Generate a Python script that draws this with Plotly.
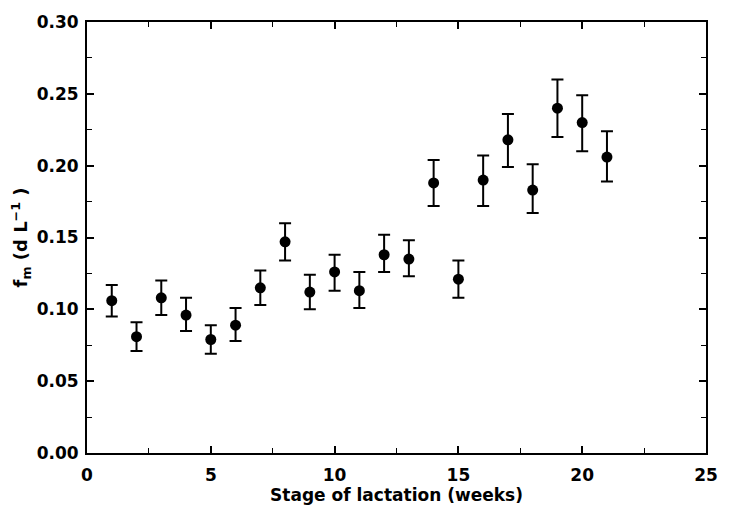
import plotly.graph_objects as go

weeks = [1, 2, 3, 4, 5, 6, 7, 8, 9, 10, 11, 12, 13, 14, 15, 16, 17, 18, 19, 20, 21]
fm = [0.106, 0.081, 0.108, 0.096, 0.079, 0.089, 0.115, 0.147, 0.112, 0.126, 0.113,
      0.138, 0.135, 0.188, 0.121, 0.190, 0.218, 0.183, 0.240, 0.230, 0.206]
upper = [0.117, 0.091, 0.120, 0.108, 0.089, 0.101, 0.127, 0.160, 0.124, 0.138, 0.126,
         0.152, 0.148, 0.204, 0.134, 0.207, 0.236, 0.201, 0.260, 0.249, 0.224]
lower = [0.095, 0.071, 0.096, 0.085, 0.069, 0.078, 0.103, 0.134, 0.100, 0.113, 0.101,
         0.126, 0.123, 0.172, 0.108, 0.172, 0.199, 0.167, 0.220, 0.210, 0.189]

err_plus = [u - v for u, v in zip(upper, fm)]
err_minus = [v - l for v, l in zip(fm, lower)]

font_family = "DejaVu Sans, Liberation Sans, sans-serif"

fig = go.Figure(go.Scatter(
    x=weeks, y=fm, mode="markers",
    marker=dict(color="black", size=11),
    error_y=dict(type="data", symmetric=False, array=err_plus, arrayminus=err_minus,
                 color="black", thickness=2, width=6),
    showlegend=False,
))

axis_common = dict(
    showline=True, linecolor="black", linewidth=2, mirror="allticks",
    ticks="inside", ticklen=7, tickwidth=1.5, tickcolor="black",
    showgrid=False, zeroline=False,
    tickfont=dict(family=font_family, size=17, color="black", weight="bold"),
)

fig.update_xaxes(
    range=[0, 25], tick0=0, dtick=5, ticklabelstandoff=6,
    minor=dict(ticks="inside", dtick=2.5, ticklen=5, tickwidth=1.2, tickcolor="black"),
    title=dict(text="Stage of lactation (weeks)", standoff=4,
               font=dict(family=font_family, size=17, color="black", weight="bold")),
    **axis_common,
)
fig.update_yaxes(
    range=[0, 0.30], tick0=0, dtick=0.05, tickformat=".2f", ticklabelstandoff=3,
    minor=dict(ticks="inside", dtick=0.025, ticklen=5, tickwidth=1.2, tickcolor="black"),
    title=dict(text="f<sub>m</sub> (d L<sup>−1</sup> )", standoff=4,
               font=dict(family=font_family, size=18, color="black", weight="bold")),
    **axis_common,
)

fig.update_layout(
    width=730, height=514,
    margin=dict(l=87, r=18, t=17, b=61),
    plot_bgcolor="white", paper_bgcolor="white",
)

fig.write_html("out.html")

────────────────────────────────────────

## [Written request]
Write out again, exactly, the lines from the start of the listing up to the line containing "import plotly.graph_objects as go", with both ends and without pictures.

## [Correct output]
Generate a Python script that draws this with Plotly.
import plotly.graph_objects as go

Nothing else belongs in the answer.